The discovery of DUP-DEL structural rearrangements illustrates how complex genomic events can disrupt genes in ways that remain invisible when genomes are reconstructed from short fragments. In this case, long reads allowed the full structure of the rearrangement to be resolved and linked to the disruption of a gene expressed in the brain.
The ability to measure DNA methylation alongside sequence variation adds another layer of interpretation. SVs and repeat expansions can alter the regulatory environment of genes, and LRS makes it possible to observe these effects in the same dataset. The association between repeat length and methylation at the FMR1 promoter illustrated how structural variation and epigenetic regulation can interact.
Taken together, these findings suggest that SVs and tandem repeats contribute to ASD risk but remain underrepresented in existing genetic studies. Here, LR-WGS does not resolve the missing heritability of ASD, but it expands the range of detectable variation and provides additional information about how those variants affect gene regulation.
Outlook
LRS is still less commonly used than short-read approaches in human genetics, largely due to cost, data storage requirements, and analytical complexity. These barriers are gradually decreasing as throughput improves and analysis tools mature, but SRS remains more practical for very large cohorts. In the near term, many studies are likely to adopt hybrid strategies, using LRS to resolve complex regions or follow up variants that are difficult to interpret with short-read data alone.

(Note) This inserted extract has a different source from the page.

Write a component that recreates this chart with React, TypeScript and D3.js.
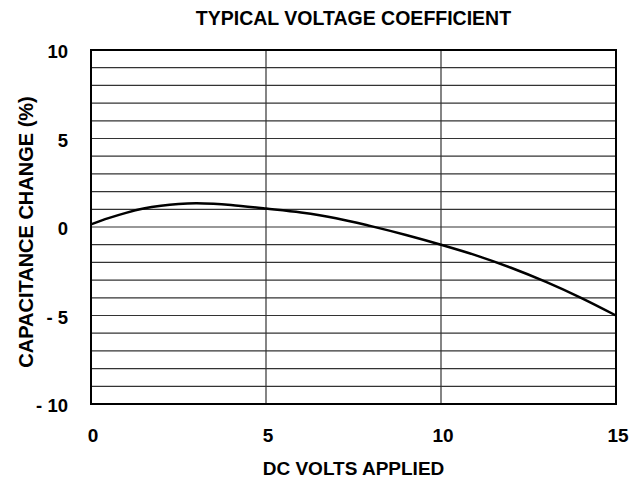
import React from "react";
import * as d3 from "d3";

const xTicks = [0, 5, 10, 15];
const yTicks = [10, 5, 0, -5, -10];
const yTickLabels = ["10", "5", "0", "- 5", "- 10"];
const hLines = d3.range(-10, 11, 1);

// DC volts vs capacitance change (%)
const volts = [0, 0.5, 1, 1.5, 2, 2.5, 3, 3.5, 4, 5, 6, 7, 8, 9, 10, 11, 12, 13, 14, 15];
const change = [0.15, 0.5, 0.8, 1.04, 1.2, 1.3, 1.34, 1.31, 1.24, 1.04, 0.82, 0.5, 0.05, -0.45, -1.0, -1.6, -2.3, -3.1, -4.0, -5.0];

export default function App() {
  const width = 631, height = 485;
  const left = 91, right = 616, top = 50, bottom = 404;
  const x = d3.scaleLinear().domain([0, 15]).range([left, right]);
  const y = d3.scaleLinear().domain([-10, 10]).range([bottom, top]);
  const line = d3.line<number>()
    .x((d, i) => x(volts[i]))
    .y(d => y(d))
    .curve(d3.curveCatmullRom);
  const font = "Arial, 'Liberation Sans', Helvetica, sans-serif";

  return (
    <svg width={width} height={height} style={{ position: "absolute", left: 0, top: 0, background: "#fff" }} fontFamily={font} fontWeight="bold">
      <text x={(left + right) / 2} y={25} textAnchor="middle" fontSize={19.5}>TYPICAL VOLTAGE COEFFICIENT</text>
      {hLines.map(v => (
        <line key={v} x1={left} x2={right} y1={y(v)} y2={y(v)} stroke="#333" strokeWidth={1.2} />
      ))}
      {[5, 10].map(v => (
        <line key={v} x1={x(v)} x2={x(v)} y1={top} y2={bottom} stroke="#333" strokeWidth={1.2} />
      ))}
      <rect x={left} y={top} width={right - left} height={bottom - top} fill="none" stroke="#000" strokeWidth={2} />
      <path d={line(change) || ""} fill="none" stroke="#000" strokeWidth={2.5} />
      {yTicks.map((v, i) => (
        <text key={v} x={68} y={y(v) + 8} textAnchor="end" fontSize={18.5}>{yTickLabels[i]}</text>
      ))}
      {xTicks.map(v => (
        <text key={v} x={x(v) + 2} y={442} textAnchor="middle" fontSize={19}>{v}</text>
      ))}
      <text x={(left + right) / 2} y={475} textAnchor="middle" fontSize={19}>DC VOLTS APPLIED</text>
      <text transform={`translate(33, ${232}) rotate(-90)`} textAnchor="middle" fontSize={20}>CAPACITANCE CHANGE (%)</text>
    </svg>
  );
}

Most large-scale ASD studies to date have relied on SRS or exome sequencing, which remain more practical for cohorts involving tens of thousands of individuals. As a result, SVs and repeat expansions are likely to be underrepresented in existing datasets. The cohort analysed in this study remains small compared with the sample sizes typically required for gene discovery. Larger studies will therefore be needed to determine how much of ASD risk is attributable to these variant classes and whether specific genes or pathways can be identified.
As sequencing technologies continue to scale, long-read approaches may become more feasible for population-level studies. Integrating SVs, tandem repeats, SNVs, and polygenic risk in the same datasets could help provide a more complete picture of the genetic architecture of ASD. For now, the results highlight both the promise and current limits of LRS for explaining the remaining heritability of ASD.